To check if this is indeed the case, I wrote a simple test program below with most of the parameters hard coded. The only exception is the payload, i.e. the number of rows that WriteToServer() copies to the server. BTW, the target database needs to be in either bulk_logged or simple recovery mode.
using System;
using System.Collections;
using System.IO;
using System.Data;
using System.Data.SqlClient;
class Loader
{
static void Main(string[] args)
{
int payload = 0;
try
{
payload = int.Parse(args[0]);
}
catch
{
Console.WriteLine("***Err: The argument must be an integer.");
Environment.Exit(-1);
}
int row_counter = 0;
int write_2_server_counter = 0;
int extent_counter = 0;
using (SqlConnection bcp_conn = new SqlConnection("server=myServer;database=myDB;Integrated Security=SSPI;"),
conn = new SqlConnection("server=myServer;database=myDB;Integrated Security=SSPI;"))
{
try
{
bcp_conn.Open();
conn.Open();
try
{
SqlCommand cmd = new SqlCommand();
cmd.Connection = conn;
cmd.CommandType = CommandType.Text;
cmd.CommandText = "if object_id('dbo.junk') is not NULL " +
" drop table junk";
cmd.ExecuteNonQuery();
cmd.CommandText = "CREATE TABLE dbo.junk( " +
" c_id int NOT NULL, " +
" c_data char(950) NOT NULL)";
cmd.ExecuteNonQuery();
}
catch(Exception e)
{
Console.WriteLine(e.ToString());
Environment.Exit(-1);
}
DataTable dt = new DataTable();
dt.MinimumCapacity = 20000;
DataColumn c_id = new DataColumn();
c_id.DataType = System.Type.GetType("System.Int32");
c_id.ColumnName = "c_id";
dt.Columns.Add(c_id);
DataColumn c_data = new DataColumn();
c_data.DataType = System.Type.GetType("System.String");
c_data.ColumnName = "c_data";
dt.Columns.Add(c_data);
using (SqlBulkCopy bcp = new SqlBulkCopy(bcp_conn, SqlBulkCopyOptions.TableLock, null))
{
bcp.DestinationTableName = "dbo.junk";
bcp.BatchSize = 20000;
bcp.BulkCopyTimeout = 30000000;
for (int i = 1; i <= 1000; i++)
{
row_counter++;
DataRow row = dt.NewRow();
row["c_id"] = i;
row["c_data"] = "12345667890abcdefgh";
dt.Rows.Add(row);
if (row_counter % payload == 0)
{
bcp.WriteToServer(dt);
write_2_server_counter++;
extent_counter = GetExtentCount(conn);
Console.WriteLine("{0},{1}", write_2_server_counter, extent_counter);
dt.Rows.Clear();
}
}
if (dt.Rows.Count > 0)
{
bcp.WriteToServer(dt);
dt.Rows.Clear();
}
} // using
}
catch(Exception e)
{
Console.WriteLine(e.ToString());
Environment.Exit(-1);
}
}
} // Main()
static int GetExtentCount(SqlConnection conn)
{
int extent_count = 0;
try
{
SqlCommand cmd = new SqlCommand();
cmd.Connection = conn;
cmd.CommandType = CommandType.Text;
cmd.CommandText = "select cast(u.total_pages/8 as int) " +
" from sys.partitions p join sys.allocation_units u " +
" on p.partition_id = u.container_id " +
" where p.object_id = object_id('junk')";
extent_count = (int) cmd.ExecuteScalar();
}
catch(Exception e)
{
Console.WriteLine(e.ToString());
Environment.Exit(-1);
}
return extent_count;
}
} // class Loader
If you run this program (and I have run this against a SQL Server 2008 instance), you’ll find that as long as the payload parameter value you supply on the command line is 64 or less, SQL Server will allocate a new extent for every call to WriteToServer() no matter how little data is being written to the server and no matter how much free space is already allocated to the table
This behavior is utterly striking!!!
If the payload parameter value is 65, the amount of data no longer fits on one extent, and understandably SQL Server needs to allocate—and does allocate--two extents for each WriteToServer().
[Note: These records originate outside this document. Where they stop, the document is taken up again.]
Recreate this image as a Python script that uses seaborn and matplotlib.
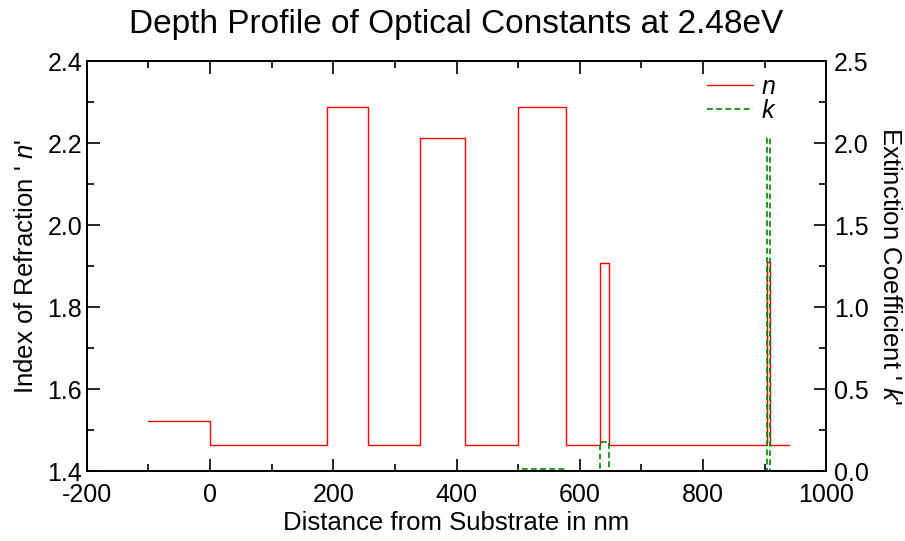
import matplotlib
matplotlib.use("Agg")
import matplotlib.pyplot as plt
from matplotlib.ticker import MultipleLocator, FormatStrFormatter
import seaborn as sns
import pandas as pd

# step profile (steps-post: value holds until next x)
n_x = [-100, 0, 189, 257, 341, 413, 499, 577, 632, 647, 904, 908, 940]
n_val = [1.522, 1.465, 2.288, 1.465, 2.212, 1.465, 2.288, 1.465, 1.908, 1.465, 1.910, 1.465, 1.465]

k_x = [-100, 341, 413, 499, 577, 632, 647, 904, 909, 940]
k_val = [0.0, 0.004, 0.0, 0.014, 0.0, 0.18, 0.0, 2.03, 0.0, 0.0]

sns.set_style("ticks")
plt.rcParams['font.family'] = ['Liberation Sans', 'DejaVu Sans']
plt.rcParams['mathtext.fontset'] = 'custom'
plt.rcParams['mathtext.rm'] = 'Liberation Sans'
plt.rcParams['mathtext.it'] = 'Liberation Sans:italic'
plt.rcParams['axes.unicode_minus'] = False
plt.rcParams['text.color'] = 'black'
plt.rcParams['axes.labelcolor'] = 'black'
plt.rcParams['xtick.color'] = 'black'
plt.rcParams['ytick.color'] = 'black'

df_n = pd.DataFrame({'x': n_x, 'n': n_val})
df_k = pd.DataFrame({'x': k_x, 'k': k_val})

fig = plt.figure(figsize=(9.05, 5.41), dpi=100)
ax = fig.add_axes([0.096, 0.129, 0.817, 0.758])
ax2 = ax.twinx()

sns.lineplot(data=df_n, x='x', y='n', ax=ax, color='#ff0000', lw=1,
             drawstyle='steps-post', legend=False)
sns.lineplot(data=df_k, x='x', y='k', ax=ax2, color='#008800', lw=1.2,
             drawstyle='steps-post', legend=False)
ax2.lines[0].set_dashes((3.5, 2))

ax.set_xlim(-200, 1000)
ax.set_ylim(1.4, 2.4)
ax2.set_ylim(0, 2.5)

ax.xaxis.set_major_locator(MultipleLocator(200))
ax.xaxis.set_minor_locator(MultipleLocator(100))
ax.yaxis.set_major_locator(MultipleLocator(0.2))
ax.yaxis.set_minor_locator(MultipleLocator(0.1))
ax2.yaxis.set_major_locator(MultipleLocator(0.5))
ax2.yaxis.set_minor_locator(MultipleLocator(0.25))
ax.yaxis.set_major_formatter(FormatStrFormatter('%.1f'))
ax2.yaxis.set_major_formatter(FormatStrFormatter('%.1f'))

ax.tick_params(axis='x', which='both', direction='in', top=True, labelsize=18, pad=8.5)
ax.tick_params(axis='y', which='both', direction='in', right=False, labelsize=18, pad=3.5)
ax2.tick_params(axis='y', which='both', direction='in', labelsize=18, pad=5.5)
for a in (ax, ax2):
    a.tick_params(which='major', length=9, width=1.2)
    a.tick_params(which='minor', length=5, width=1.2)
    for s in a.spines.values():
        s.set_visible(True)
        s.set_linewidth(1.3)
        s.set_color('black')

ax.set_xlabel('Distance from Substrate in nm', fontsize=18.5, labelpad=3)
ax.set_ylabel("Index of Refraction ' $\\it{n}$'", fontsize=18.5, labelpad=7)
ax2.set_ylabel("Extinction Coefficient ' $\\it{k}$'", fontsize=18.5, rotation=270, labelpad=24)
ax.set_title('Depth Profile of Optical Constants at 2.48eV', fontsize=24, pad=20)

handles = ax.get_lines() + ax2.get_lines()
ax2.legend(handles, ['$\\it{n}$', '$\\it{k}$'], loc='upper right', frameon=False,
           fontsize=18, handlelength=1.85, handletextpad=0.3, labelspacing=0.0,
           borderaxespad=0.0, bbox_to_anchor=(0.946, 0.99))

fig.savefig('out.png', dpi=100)
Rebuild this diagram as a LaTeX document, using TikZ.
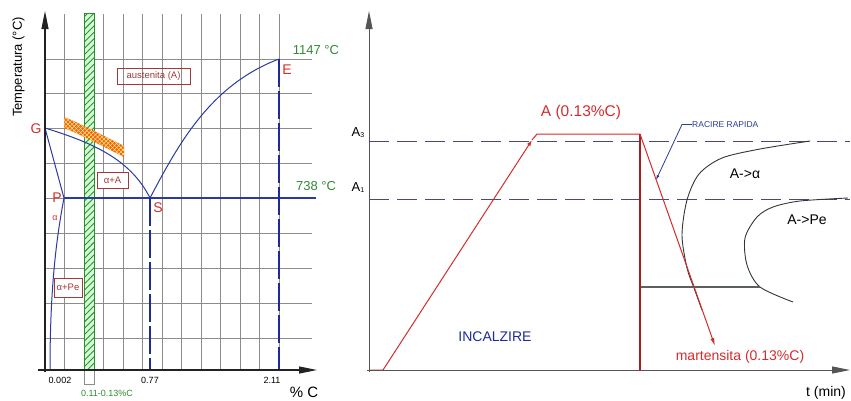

I’m all for reducing the amount of transaction logging whenever appropriate. Furthermore, if this space cost is the result of my explicitly configuring something to favor minimal logging, I’m willing to live with the consequence. But in this test nowhere did I say that I wanted minimal logging at any cost.
One may argue that this is an edge case because people are not expected to--or should not--call WriteToServer() with a small payload. But regardless, at least the potential space implication of doing so should have been clearly made known so that people can explicitly protect their code from falling into it. And in the software business, it’s often the edge cases that trip people up.